On any ballot, the votes cast by non-ACM members of SIGDA will, if
necessary, be prorated downward so that their effective total cannot
exceed 50% of the eligible votes.
Article 10:
Reports and Records
- The SIGDA Chair is responsible for filing reports about SIGDA as
required by the SIG Board. These include:
- An annual report on the activities during the previous year;
- All reports required by the Financial Accountability Policy
of the ACM; and
- Closing reports on conferences and symposia.
- The membership records of SIGDA will be maintained by ACM headquarters.
Article 11:
Elections
- The Chair shall appoint a nominating committee in the autumn of
each even-numbered year, unless the SIG Governing Board has exercised
its option (under ACM Bylaw 6) to extend the terms of all SIGDA's
current officers for an additional two years. This committee will
nominate at least eight candidates, who consent to serve on the Executive
Committee. The six receiving the highest number of votes are elected
to the Executive Committee. A report of the nominating committee must
be presented to the SIGDA membership before an election can be held.
- A petition from at least ten voting members of SIGDA will place
other consenting candidates on the ballot. Petitions must be received
by the Secretary-Treasurer no later than April 15.
- Elections must be announced by direct communication to the SIGDA
Membership with sufficient time before the election such that the
membership has an opportunity to petition to be placed on the ballot.
- The election will be conducted among eligible voters by ballot mailed
by the nominating committee or by ACM Headquarters, following the
election procedures of the ACM. The SIG Board will resolve ties.
- Positions of Chair, Vice-Chair, and Secretary/Treasurer are to be
decided based on a secret vote of the newly elected Executive Committee
(including the Past Chair), with the voting monitored by ACM. The
new Executive Committee votes for each position in turn, first voting
for Chair, then Vice-Chair, then Secretary/Treasurer, with the remaining
Executive Committee members being Officers-at-Large. The past Chair
cannot hold the position of Chair, Vice-Chair, or Secretary/Treasurer
under any circumstance.
Article 12:
Amendments
- These bylaws may be amended by a majority vote of the ACM Executive
Committee, or by a vote of SIGDA's members as provided below. With
the approval of the SIGDA Executive Committee, and the Executive Committee
of the ACM, 2/3 of all the members of the SIG Board may amend Article
1 of these bylaws without a referendum of the members.

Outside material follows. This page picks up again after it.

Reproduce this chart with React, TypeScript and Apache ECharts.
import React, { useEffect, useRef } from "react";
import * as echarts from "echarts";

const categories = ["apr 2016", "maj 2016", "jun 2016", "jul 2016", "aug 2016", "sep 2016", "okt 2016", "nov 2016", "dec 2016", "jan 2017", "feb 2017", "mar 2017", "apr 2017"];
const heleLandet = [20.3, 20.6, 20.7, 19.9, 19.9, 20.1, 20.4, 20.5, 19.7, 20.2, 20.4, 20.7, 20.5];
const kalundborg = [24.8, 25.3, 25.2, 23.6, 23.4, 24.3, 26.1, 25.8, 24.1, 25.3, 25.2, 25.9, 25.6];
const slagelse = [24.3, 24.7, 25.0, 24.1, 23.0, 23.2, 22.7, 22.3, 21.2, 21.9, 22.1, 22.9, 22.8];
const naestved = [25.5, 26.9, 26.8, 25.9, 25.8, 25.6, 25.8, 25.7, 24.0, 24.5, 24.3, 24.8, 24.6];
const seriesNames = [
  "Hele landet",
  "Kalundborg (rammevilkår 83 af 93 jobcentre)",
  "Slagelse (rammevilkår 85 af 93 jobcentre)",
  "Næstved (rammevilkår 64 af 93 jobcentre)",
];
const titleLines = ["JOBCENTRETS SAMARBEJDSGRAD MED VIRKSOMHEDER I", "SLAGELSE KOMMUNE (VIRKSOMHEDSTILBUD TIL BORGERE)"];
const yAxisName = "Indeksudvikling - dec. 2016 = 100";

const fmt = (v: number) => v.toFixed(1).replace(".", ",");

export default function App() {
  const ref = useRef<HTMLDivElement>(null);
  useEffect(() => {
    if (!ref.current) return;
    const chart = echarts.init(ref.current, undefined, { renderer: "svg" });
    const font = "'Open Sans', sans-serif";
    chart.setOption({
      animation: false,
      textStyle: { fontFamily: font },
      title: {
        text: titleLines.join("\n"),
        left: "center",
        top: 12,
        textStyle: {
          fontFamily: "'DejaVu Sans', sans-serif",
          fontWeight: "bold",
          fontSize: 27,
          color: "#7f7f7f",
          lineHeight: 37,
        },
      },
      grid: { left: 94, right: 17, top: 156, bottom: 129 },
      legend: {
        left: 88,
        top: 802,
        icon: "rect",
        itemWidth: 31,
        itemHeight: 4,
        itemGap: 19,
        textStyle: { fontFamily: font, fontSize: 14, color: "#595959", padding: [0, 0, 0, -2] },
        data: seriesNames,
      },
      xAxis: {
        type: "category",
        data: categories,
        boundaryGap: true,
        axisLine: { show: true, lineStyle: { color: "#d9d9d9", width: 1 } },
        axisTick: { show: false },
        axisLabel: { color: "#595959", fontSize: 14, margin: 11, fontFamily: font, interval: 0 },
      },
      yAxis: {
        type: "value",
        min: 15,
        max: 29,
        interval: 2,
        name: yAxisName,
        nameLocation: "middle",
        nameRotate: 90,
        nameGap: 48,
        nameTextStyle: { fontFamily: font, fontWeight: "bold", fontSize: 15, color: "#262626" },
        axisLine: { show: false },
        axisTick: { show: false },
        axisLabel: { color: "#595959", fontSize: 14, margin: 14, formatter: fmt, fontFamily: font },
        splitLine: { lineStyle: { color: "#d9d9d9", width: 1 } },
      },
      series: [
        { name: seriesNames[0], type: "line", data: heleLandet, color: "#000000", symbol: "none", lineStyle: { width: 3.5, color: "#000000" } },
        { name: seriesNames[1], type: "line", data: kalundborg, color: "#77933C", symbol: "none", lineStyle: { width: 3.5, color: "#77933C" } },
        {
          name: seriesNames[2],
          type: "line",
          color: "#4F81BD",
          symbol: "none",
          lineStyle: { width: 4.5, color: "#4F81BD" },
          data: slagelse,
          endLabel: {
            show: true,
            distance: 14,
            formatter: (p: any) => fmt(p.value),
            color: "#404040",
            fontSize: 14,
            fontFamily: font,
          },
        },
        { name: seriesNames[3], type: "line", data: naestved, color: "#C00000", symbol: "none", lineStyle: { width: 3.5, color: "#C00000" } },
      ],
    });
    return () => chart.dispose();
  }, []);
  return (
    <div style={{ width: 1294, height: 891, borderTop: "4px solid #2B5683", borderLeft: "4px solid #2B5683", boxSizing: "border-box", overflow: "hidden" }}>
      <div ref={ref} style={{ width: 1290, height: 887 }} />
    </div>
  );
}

- Amendments to these bylaws may be proposed by the SIGDA Executive
Committee, the SIG Governing Board, or by a petition from 10 voting
members of SIGDA. All proposed amendments must be approved, prior
to being submitted for a vote of the membership, by and the Chairmen
of both the SIG Governing Board and the Constitution and Bylaws Committee
of ACM after the Executive Director of ACM has provided his advice.
- The ballot on the proposed amendment(s) will be conducted among
the eligible voters by ACM Headquarters following the procedures of
the ACM for voting bylaw amendments, unless a different procedure
has been approved by the SIG Board. The proposal is adopted only if
at least 2/3 of the effective votes of returned ballots approve it,
and only if at least 10% of the ballots are returned. The Secretary/Treasurer
will send a clean copy of the amended bylaws to the Executive Director
of ACM and to the Chair of the SIG Governing Board.
Article
13: Dissolution
Should SIGDA be dissolved,
control of its assets will revert to the ACM.
Article
14: Meetings
SIGDA will conduct at least one business meeting
each year, normally in conjunction with the annual Design Automation Conference.

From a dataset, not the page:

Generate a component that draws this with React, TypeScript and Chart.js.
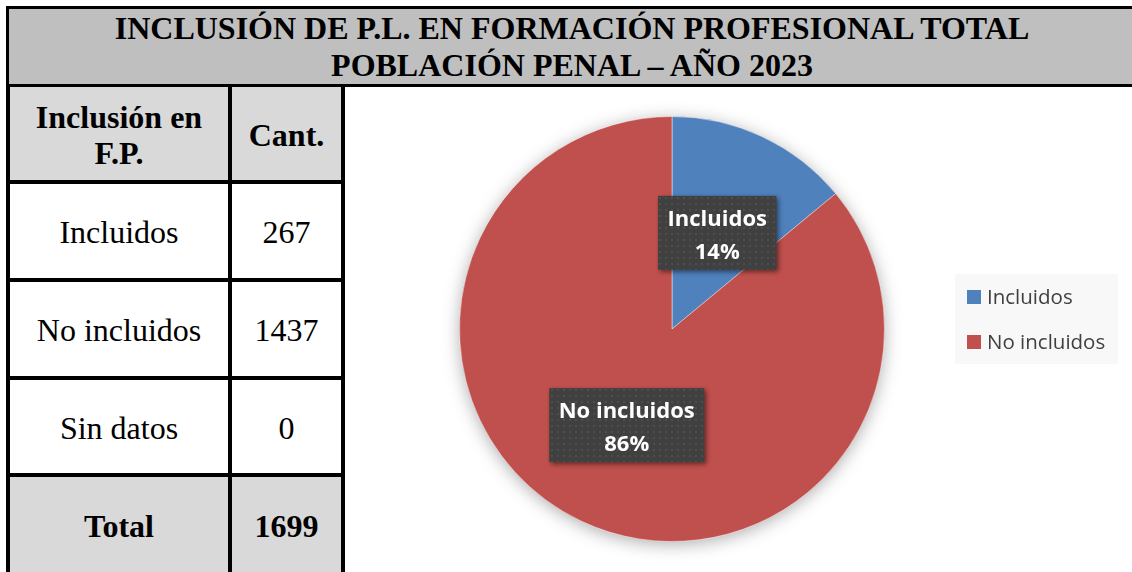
import React, { useEffect, useRef } from "react";
import { Chart, registerables } from "chart.js";

Chart.register(...registerables);

const titleLines = ["INCLUSIÓN DE P.L. EN FORMACIÓN PROFESIONAL TOTAL", "POBLACIÓN PENAL – AÑO 2023"];
const headerLabels = ["Inclusión en\nF.P.", "Cant."];
const tableCategories = ["Incluidos", "No incluidos", "Sin datos"];
const tableCounts = [267, 1437, 0];
const totalLabel = "Total";
const totalCount = 1699;

const pieLabels = ["Incluidos", "No incluidos"];
const piePercents = [14, 86];
const pieColors = ["#4f81bd", "#c0504d"];

const SERIF = "'Liberation Serif', 'Times New Roman', serif";
const SANS = "'Open Sans', 'Noto Sans', sans-serif";

function makePattern(ctx: CanvasRenderingContext2D) {
  const c = document.createElement("canvas");
  c.width = 6;
  c.height = 6;
  const p = c.getContext("2d")!;
  p.fillStyle = "#404040";
  p.fillRect(0, 0, 6, 6);
  p.fillStyle = "#4e4e4e";
  p.fillRect(2, 2, 2, 2);
  return ctx.createPattern(c, "repeat");
}

const pieShadowPlugin = {
  id: "pieShadow",
  beforeDatasetsDraw(chart: any) {
    const meta = chart.getDatasetMeta(0);
    const arc = meta.data[0];
    if (!arc) return;
    const { x, y, outerRadius } = arc.getProps(["x", "y", "outerRadius"], true);
    const ctx = chart.ctx;
    ctx.save();
    ctx.shadowColor = "rgba(0,0,0,0.35)";
    ctx.shadowBlur = 18;
    ctx.shadowOffsetY = 3;
    ctx.fillStyle = pieColors[1];
    ctx.beginPath();
    ctx.arc(x, y, outerRadius - 1, 0, Math.PI * 2);
    ctx.fill();
    ctx.restore();
  },
};

const labelPlugin = {
  id: "boxLabels",
  afterDatasetsDraw(chart: any) {
    const ctx: CanvasRenderingContext2D = chart.ctx;
    const meta = chart.getDatasetMeta(0);
    const data = chart.data.datasets[0].data as number[];
    const total = data.reduce((a, b) => a + b, 0);
    const pattern = makePattern(ctx);
    meta.data.forEach((arc: any, i: number) => {
      const pos = arc.tooltipPosition(true);
      const l1 = String(chart.data.labels[i]);
      const l2 = Math.round((data[i] / total) * 100) + "%";
      ctx.save();
      ctx.font = `bold 22px ${SANS}`;
      const w = Math.max(ctx.measureText(l1).width, ctx.measureText(l2).width) + 19;
      const h = 74;
      const bx = pos.x - w / 2;
      const by = pos.y - h / 2;
      ctx.shadowColor = "rgba(0,0,0,0.5)";
      ctx.shadowBlur = 5;
      ctx.shadowOffsetX = 2;
      ctx.shadowOffsetY = 2;
      ctx.fillStyle = pattern || "#404040";
      ctx.fillRect(bx, by, w, h);
      ctx.shadowColor = "transparent";
      ctx.fillStyle = "#ffffff";
      ctx.textAlign = "center";
      ctx.textBaseline = "middle";
      ctx.fillText(l1, pos.x, pos.y - 13);
      ctx.fillText(l2, pos.x, pos.y + 20);
      ctx.restore();
    });
  },
};

const legendPlugin = {
  id: "sideLegend",
  afterDraw(chart: any) {
    const ctx: CanvasRenderingContext2D = chart.ctx;
    const labels = chart.data.labels as string[];
    const colors = chart.data.datasets[0].backgroundColor as string[];
    const bx = 610;
    const by = 187;
    ctx.save();
    ctx.fillStyle = "#f8f8f8";
    ctx.fillRect(bx, by, 163, 90);
    ctx.font = `20.5px ${SANS}`;
    ctx.textBaseline = "middle";
    ctx.textAlign = "left";
    labels.forEach((lab, i) => {
      const cy = by + 23 + i * 45;
      ctx.fillStyle = colors[i];
      ctx.fillRect(bx + 12, cy - 7, 14, 14);
      ctx.fillStyle = "#404040";
      ctx.fillText(lab, bx + 32, cy + 1);
    });
    ctx.restore();
  },
};

function PieChart() {
  const ref = useRef<HTMLCanvasElement | null>(null);
  useEffect(() => {
    if (!ref.current) return;
    const chart = new Chart(ref.current, {
      type: "pie",
      data: {
        labels: pieLabels,
        datasets: [
          {
            data: piePercents,
            backgroundColor: pieColors,
            borderColor: "rgba(255,255,255,0.45)",
            borderWidth: 1,
          },
        ],
      },
      options: {
        animation: false,
        responsive: false,
        maintainAspectRatio: false,
        layout: { padding: { left: 114, right: 247, top: 29, bottom: 30 } },
        plugins: {
          legend: { display: false },
          tooltip: { enabled: false },
          title: { display: false },
        },
      },
      plugins: [pieShadowPlugin, labelPlugin, legendPlugin],
    });
    return () => chart.destroy();
  }, []);
  return (
    <canvas
      ref={ref}
      width={787}
      height={485}
      style={{ position: "absolute", left: 345, top: 87, width: 787, height: 485 }}
    />
  );
}

const colX = [10, 232];
const colW = [218, 109];
const rowY = [87, 184, 282, 380, 477];
const rowH = [93, 94, 94, 93, 95];

function Cell(props: { x: number; y: number; w: number; h: number; bg: string; bold?: boolean; text: string }) {
  const lines = props.text.split("\n");
  return (
    <div
      style={{
        position: "absolute",
        left: props.x,
        top: props.y,
        width: props.w,
        height: props.h,
        background: props.bg,
        display: "flex",
        flexDirection: "column",
        justifyContent: "center",
        alignItems: "center",
        fontFamily: SERIF,
        fontSize: 32,
        lineHeight: "36px",
        fontWeight: props.bold ? "bold" : "normal",
        color: "#000",
        paddingTop: 2,
        boxSizing: "border-box",
      }}
    >
      {lines.map((l, i) => (
        <div key={i} style={{ whiteSpace: "nowrap" }}>{l}</div>
      ))}
    </div>
  );
}

export default function App() {
  const rows: { a: string; b: string; bg: string; bold: boolean }[] = [
    { a: headerLabels[0], b: headerLabels[1], bg: "#d9d9d9", bold: true },
    ...tableCategories.map((c, i) => ({ a: c, b: String(tableCounts[i]), bg: "#ffffff", bold: false })),
    { a: totalLabel, b: String(totalCount), bg: "#d9d9d9", bold: true },
  ];
  const hLines = [180, 278, 376, 473];
  return (
    <div
      style={{
        position: "fixed",
        left: 0,
        top: 0,
        width: 1132,
        height: 572,
        overflow: "hidden",
        background: "#ffffff",
      }}
    >
      <div
        style={{
          position: "absolute",
          left: 6,
          top: 6,
          width: 1132,
          height: 81,
          boxSizing: "border-box",
          border: "3px solid #000",
          background: "#bfbfbf",
          display: "flex",
          flexDirection: "column",
          justifyContent: "center",
          alignItems: "center",
          fontFamily: SERIF,
          fontWeight: "bold",
          fontSize: 32,
          lineHeight: "37px",
          color: "#000",
        }}
      >
        {titleLines.map((t, i) => (
          <div key={i} style={{ whiteSpace: "nowrap" }}>{t}</div>
        ))}
      </div>
      {rows.map((r, i) => (
        <React.Fragment key={i}>
          <Cell x={colX[0]} y={rowY[i]} w={colW[0]} h={rowH[i]} bg={r.bg} bold={r.bold} text={r.a} />
          <Cell x={colX[1]} y={rowY[i]} w={colW[1]} h={rowH[i]} bg={r.bg} bold={r.bold} text={r.b} />
        </React.Fragment>
      ))}
      <div style={{ position: "absolute", left: 6, top: 84, width: 4, height: 488, background: "#000" }} />
      <div style={{ position: "absolute", left: 228, top: 84, width: 4, height: 488, background: "#000" }} />
      <div style={{ position: "absolute", left: 341, top: 84, width: 4, height: 488, background: "#000" }} />
      {hLines.map((y, i) => (
        <div key={i} style={{ position: "absolute", left: 6, top: y, width: 339, height: 4, background: "#000" }} />
      ))}
      <PieChart />
    </div>
  );
}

All meetings sponsored by SIGDA must be open to all members of the ACM.
SIGDA may hold meetings only in places that are open to all classes of
members of the ACM. The Executive Committee may meet in closed session
during business meetings.
Article
15: Consistency
The Constitution, Bylaws, and policies of the ACM
and of the SIG Governing Board take precedence over any conflicting provisions
of these bylaws or internal policies of SIGDA.